To be done:
Strip the pictures and reproduce the rest of the listing exactly.

Given data:
:::

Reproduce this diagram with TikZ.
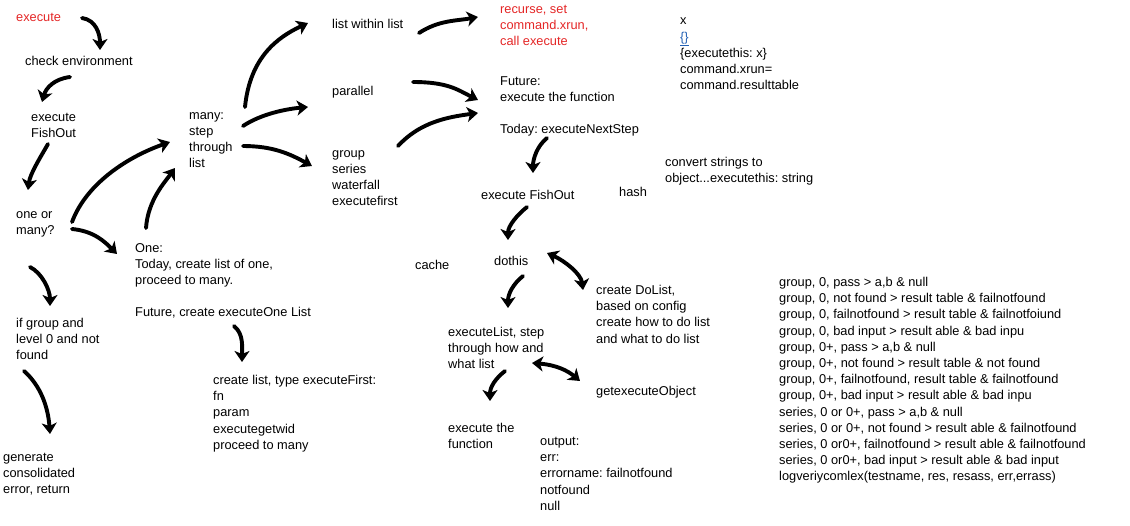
\documentclass[tikz,border=0pt]{standalone}
\usepackage{fontspec}
\setmainfont{Liberation Sans}
\usetikzlibrary{arrows.meta}
\frenchspacing
\definecolor{sketchred}{RGB}{228,38,38}
\definecolor{linkblue}{RGB}{34,96,180}
\tikzset{
  txt/.style={anchor=north west, inner sep=0pt, align=left, font=\fontsize{12.8}{16.2}\selectfont, execute at begin node=\strut},
  sk/.style={line width=3.9pt, line cap=round, -{Stealth[length=11pt,width=15pt,inset=3pt]}},
  skboth/.style={line width=3.9pt, line cap=round, {Stealth[length=11pt,width=15pt,inset=3pt]}-{Stealth[length=11pt,width=15pt,inset=3pt]}}
}
\begin{document}
\begin{tikzpicture}[x=1pt,y=-1pt]
        \useasboundingbox (0,0) rectangle (1130,525);

        %left column
        \node[txt, text=sketchred] (exe) at (16,10) {execute};
        \node[txt] (chk) at (25,54) {check environment};
        \node[txt] (fish) at (31,113) {execute\\FishOut};
        \node[txt] (onemany) at (16,211) {one or\\many?};
        \node[txt] (ifgrp) at (16,318) {if group and\\level 0 and not\\found};
        \node[txt] (gen) at (3,453) {generate\\consolidated\\error, return};
        \node[txt] (one) at (135,243) {One:\\Today, create list of one,\\proceed to many.\\[16.2pt]Future, create executeOne List};
        \node[txt] (many) at (189,112) {many:\\step\\through\\list};
        \node[txt] (mklist) at (213,375) {create list, type executeFirst:\\fn\\param\\executegetwid\\proceed to many};

        %middle
        \node[txt] (lwl) at (332,17) {list within list};
        \node[txt] (par) at (332,84) {parallel};
        \node[txt] (grp) at (332,150) {group\\series\\waterfall\\executefirst};
        \node[txt, text=sketchred] (rec) at (500,5) {recurse, set\\command.xrun,\\call execute};
        \node[txt] (fut) at (500,76) {Future:\\execute the function\\[16.2pt]Today: executeNextStep};
        \node[txt] (fish2) at (481,188) {execute FishOut};
        \node[txt] (hash) at (619,185) {hash};
        \node[txt] (cache) at (415,258) {cache};
        \node[txt] (dothis) at (494,254) {dothis};
        \node[txt] (dolist) at (596,285) {create DoList,\\based on config\\create how to do list\\and what to do list};
        \node[txt] (exlist) at (448,327) {executeList, step\\through how and\\what list};
        \node[txt] (getobj) at (596,384) {getexecuteObject};
        \node[txt] (exfn) at (448,423) {execute the\\function};
        \node[txt] (out) at (540,437) {output:\\err:\\errorname: failnotfound\\notfound\\null};

        %right
        \node[txt] (xcmd) at (680,18) {x\\\textcolor{linkblue}{\underline{\{\}}}\\\{executethis: x\}\\command.xrun=\\command.resulttable};
        \node[txt] (conv) at (665,157) {convert strings to\\object...executethis: string};
        \node[txt] (cases) at (779,277) {group, 0, pass > a,b \& null\\
          group, 0, not found > result table \& failnotfound\\
          group, 0, failnotfound > result table \& failnotfoiund\\
          group, 0, bad input > result able \& bad inpu\\
          group, 0+, pass > a,b \& null\\
          group, 0+, not found > result table \& not found\\
          group, 0+, failnotfound, result table \& failnotfound\\
          group, 0+, bad input > result able \& bad inpu\\
          series, 0 or 0+, pass > a,b \& null\\
          series, 0 or 0+, not found > result able \& failnotfound\\
          series, 0 or0+, failnotfound > result able \& failnotfound\\
          series, 0 or0+, bad input > result able \& bad input\\
          logveriycomlex(testname, res, resass, err,errass)};

        %the arrows
        \draw[sk] ([shift={(66,8)}]exe.north west) .. controls +(14,2) and +(0,-16) .. ([shift={(75,-4)}]chk.north west);
        \draw[sk] ([shift={(45,23)}]chk.north west) .. controls +(-16,2) and +(4,-14) .. ([shift={(11,-11)}]fish.north west);
        \draw[sk] ([shift={(17,31)}]fish.north west) .. controls +(-8,14) and +(2,-16) .. ([shift={(12,-21)}]onemany.north west);
        \draw[sk] ([shift={(56,11)}]onemany.north west) .. controls +(15,-40) and +(-40,14) .. ([shift={(-19,30)}]many.north west);
        \draw[sk] ([shift={(56,18)}]onemany.north west) .. controls +(22,2) and +(-12,-12) .. ([shift={(-18,11)}]one.north west);
        \draw[sk] ([shift={(11,-15)}]one.north west) .. controls +(2,-28) and +(-10,14) .. ([shift={(-14,56)}]many.north west);
        \draw[sk] ([shift={(14,56)}]onemany.north west) .. controls +(12,6) and +(0,-16) .. ([shift={(34,-12)}]ifgrp.north west);
        \draw[sk] ([shift={(8,53)}]ifgrp.north west) .. controls +(16,14) and +(-2,-28) .. ([shift={(47,-19)}]gen.north west);
        \draw[sk] ([shift={(99,83)}]one.north west) .. controls +(10,8) and +(0,-14) .. ([shift={(29,-13)}]mklist.north west);
        \draw[sk] ([shift={(56,-5)}]many.north west) .. controls +(5,-50) and +(-30,14) .. ([shift={(-24,6)}]lwl.north west);
        \draw[sk] ([shift={(54,14)}]many.north west) .. controls +(18,-12) and +(-22,2) .. ([shift={(-24,23)}]par.north west);
        \draw[sk] ([shift={(54,34)}]many.north west) .. controls +(30,0) and +(-22,-12) .. ([shift={(-20,16)}]grp.north west);
        \draw[sk] ([shift={(87,16)}]lwl.north west) .. controls +(20,-13) and +(-22,4) .. ([shift={(-22,12)}]rec.north west);
        \draw[sk] ([shift={(81,-2)}]par.north west) .. controls +(35,0) and +(-20,-10) .. ([shift={(-22,24)}]fut.north west);
        \draw[sk] ([shift={(66,-4)}]grp.north west) .. controls +(22,-24) and +(-30,4) .. ([shift={(-22,37)}]fut.north west);
        \draw[sk] ([shift={(47,62)}]fut.north west) .. controls +(-10,8) and +(0,-14) .. ([shift={(52,-15)}]fish2.north west);
        \draw[sk] ([shift={(46,19)}]fish2.north west) .. controls +(-10,8) and +(0,-14) .. ([shift={(14,-14)}]dothis.north west);
        \draw[skboth] ([shift={(53,-1)}]dothis.north west) .. controls +(18,8) and +(-2,-16) .. ([shift={(-13,5)}]dolist.north west);
        \draw[sk] ([shift={(29,22)}]dothis.north west) .. controls +(-10,8) and +(0,-14) .. ([shift={(60,-19)}]exlist.north west);
        \draw[skboth] ([shift={(84,36)}]exlist.north west) .. controls +(25,2) and +(-12,-10) .. ([shift={(-16,-3)}]getobj.north west);
        \draw[sk] ([shift={(57,44)}]exlist.north west) .. controls +(-10,8) and +(0,-14) .. ([shift={(42,-22)}]exfn.north west);
\end{tikzpicture}
\end{document}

:::

Written solution:
Reproduce this diagram with TikZ.
\documentclass[tikz,border=0pt]{standalone}
\usepackage{fontspec}
\setmainfont{Liberation Sans}
\usetikzlibrary{arrows.meta}
\frenchspacing
\definecolor{sketchred}{RGB}{228,38,38}
\definecolor{linkblue}{RGB}{34,96,180}
\tikzset{
  txt/.style={anchor=north west, inner sep=0pt, align=left, font=\fontsize{12.8}{16.2}\selectfont, execute at begin node=\strut},
  sk/.style={line width=3.9pt, line cap=round, -{Stealth[length=11pt,width=15pt,inset=3pt]}},
  skboth/.style={line width=3.9pt, line cap=round, {Stealth[length=11pt,width=15pt,inset=3pt]}-{Stealth[length=11pt,width=15pt,inset=3pt]}}
}
\begin{document}
\begin{tikzpicture}[x=1pt,y=-1pt]
        \useasboundingbox (0,0) rectangle (1130,525);

        %left column
        \node[txt, text=sketchred] (exe) at (16,10) {execute};
        \node[txt] (chk) at (25,54) {check environment};
        \node[txt] (fish) at (31,113) {execute\\FishOut};
        \node[txt] (onemany) at (16,211) {one or\\many?};
        \node[txt] (ifgrp) at (16,318) {if group and\\level 0 and not\\found};
        \node[txt] (gen) at (3,453) {generate\\consolidated\\error, return};
        \node[txt] (one) at (135,243) {One:\\Today, create list of one,\\proceed to many.\\[16.2pt]Future, create executeOne List};
        \node[txt] (many) at (189,112) {many:\\step\\through\\list};
        \node[txt] (mklist) at (213,375) {create list, type executeFirst:\\fn\\param\\executegetwid\\proceed to many};

        %middle
        \node[txt] (lwl) at (332,17) {list within list};
        \node[txt] (par) at (332,84) {parallel};
        \node[txt] (grp) at (332,150) {group\\series\\waterfall\\executefirst};
        \node[txt, text=sketchred] (rec) at (500,5) {recurse, set\\command.xrun,\\call execute};
        \node[txt] (fut) at (500,76) {Future:\\execute the function\\[16.2pt]Today: executeNextStep};
        \node[txt] (fish2) at (481,188) {execute FishOut};
        \node[txt] (hash) at (619,185) {hash};
        \node[txt] (cache) at (415,258) {cache};
        \node[txt] (dothis) at (494,254) {dothis};
        \node[txt] (dolist) at (596,285) {create DoList,\\based on config\\create how to do list\\and what to do list};
        \node[txt] (exlist) at (448,327) {executeList, step\\through how and\\what list};
        \node[txt] (getobj) at (596,384) {getexecuteObject};
        \node[txt] (exfn) at (448,423) {execute the\\function};
        \node[txt] (out) at (540,437) {output:\\err:\\errorname: failnotfound\\notfound\\null};

        %right
        \node[txt] (xcmd) at (680,18) {x\\\textcolor{linkblue}{\underline{\{\}}}\\\{executethis: x\}\\command.xrun=\\command.resulttable};
        \node[txt] (conv) at (665,157) {convert strings to\\object...executethis: string};
        \node[txt] (cases) at (779,277) {group, 0, pass > a,b \& null\\
          group, 0, not found > result table \& failnotfound\\
          group, 0, failnotfound > result table \& failnotfoiund\\
          group, 0, bad input > result able \& bad inpu\\
          group, 0+, pass > a,b \& null\\
          group, 0+, not found > result table \& not found\\
          group, 0+, failnotfound, result table \& failnotfound\\
          group, 0+, bad input > result able \& bad inpu\\
          series, 0 or 0+, pass > a,b \& null\\
          series, 0 or 0+, not found > result able \& failnotfound\\
          series, 0 or0+, failnotfound > result able \& failnotfound\\
          series, 0 or0+, bad input > result able \& bad input\\
          logveriycomlex(testname, res, resass, err,errass)};

        %the arrows
        \draw[sk] ([shift={(66,8)}]exe.north west) .. controls +(14,2) and +(0,-16) .. ([shift={(75,-4)}]chk.north west);
        \draw[sk] ([shift={(45,23)}]chk.north west) .. controls +(-16,2) and +(4,-14) .. ([shift={(11,-11)}]fish.north west);
        \draw[sk] ([shift={(17,31)}]fish.north west) .. controls +(-8,14) and +(2,-16) .. ([shift={(12,-21)}]onemany.north west);
        \draw[sk] ([shift={(56,11)}]onemany.north west) .. controls +(15,-40) and +(-40,14) .. ([shift={(-19,30)}]many.north west);
        \draw[sk] ([shift={(56,18)}]onemany.north west) .. controls +(22,2) and +(-12,-12) .. ([shift={(-18,11)}]one.north west);
        \draw[sk] ([shift={(11,-15)}]one.north west) .. controls +(2,-28) and +(-10,14) .. ([shift={(-14,56)}]many.north west);
        \draw[sk] ([shift={(14,56)}]onemany.north west) .. controls +(12,6) and +(0,-16) .. ([shift={(34,-12)}]ifgrp.north west);
        \draw[sk] ([shift={(8,53)}]ifgrp.north west) .. controls +(16,14) and +(-2,-28) .. ([shift={(47,-19)}]gen.north west);
        \draw[sk] ([shift={(99,83)}]one.north west) .. controls +(10,8) and +(0,-14) .. ([shift={(29,-13)}]mklist.north west);
        \draw[sk] ([shift={(56,-5)}]many.north west) .. controls +(5,-50) and +(-30,14) .. ([shift={(-24,6)}]lwl.north west);
        \draw[sk] ([shift={(54,14)}]many.north west) .. controls +(18,-12) and +(-22,2) .. ([shift={(-24,23)}]par.north west);
        \draw[sk] ([shift={(54,34)}]many.north west) .. controls +(30,0) and +(-22,-12) .. ([shift={(-20,16)}]grp.north west);
        \draw[sk] ([shift={(87,16)}]lwl.north west) .. controls +(20,-13) and +(-22,4) .. ([shift={(-22,12)}]rec.north west);
        \draw[sk] ([shift={(81,-2)}]par.north west) .. controls +(35,0) and +(-20,-10) .. ([shift={(-22,24)}]fut.north west);
        \draw[sk] ([shift={(66,-4)}]grp.north west) .. controls +(22,-24) and +(-30,4) .. ([shift={(-22,37)}]fut.north west);
        \draw[sk] ([shift={(47,62)}]fut.north west) .. controls +(-10,8) and +(0,-14) .. ([shift={(52,-15)}]fish2.north west);
        \draw[sk] ([shift={(46,19)}]fish2.north west) .. controls +(-10,8) and +(0,-14) .. ([shift={(14,-14)}]dothis.north west);
        \draw[skboth] ([shift={(53,-1)}]dothis.north west) .. controls +(18,8) and +(-2,-16) .. ([shift={(-13,5)}]dolist.north west);
        \draw[sk] ([shift={(29,22)}]dothis.north west) .. controls +(-10,8) and +(0,-14) .. ([shift={(60,-19)}]exlist.north west);
        \draw[skboth] ([shift={(84,36)}]exlist.north west) .. controls +(25,2) and +(-12,-10) .. ([shift={(-16,-3)}]getobj.north west);
        \draw[sk] ([shift={(57,44)}]exlist.north west) .. controls +(-10,8) and +(0,-14) .. ([shift={(42,-22)}]exfn.north west);
\end{tikzpicture}
\end{document}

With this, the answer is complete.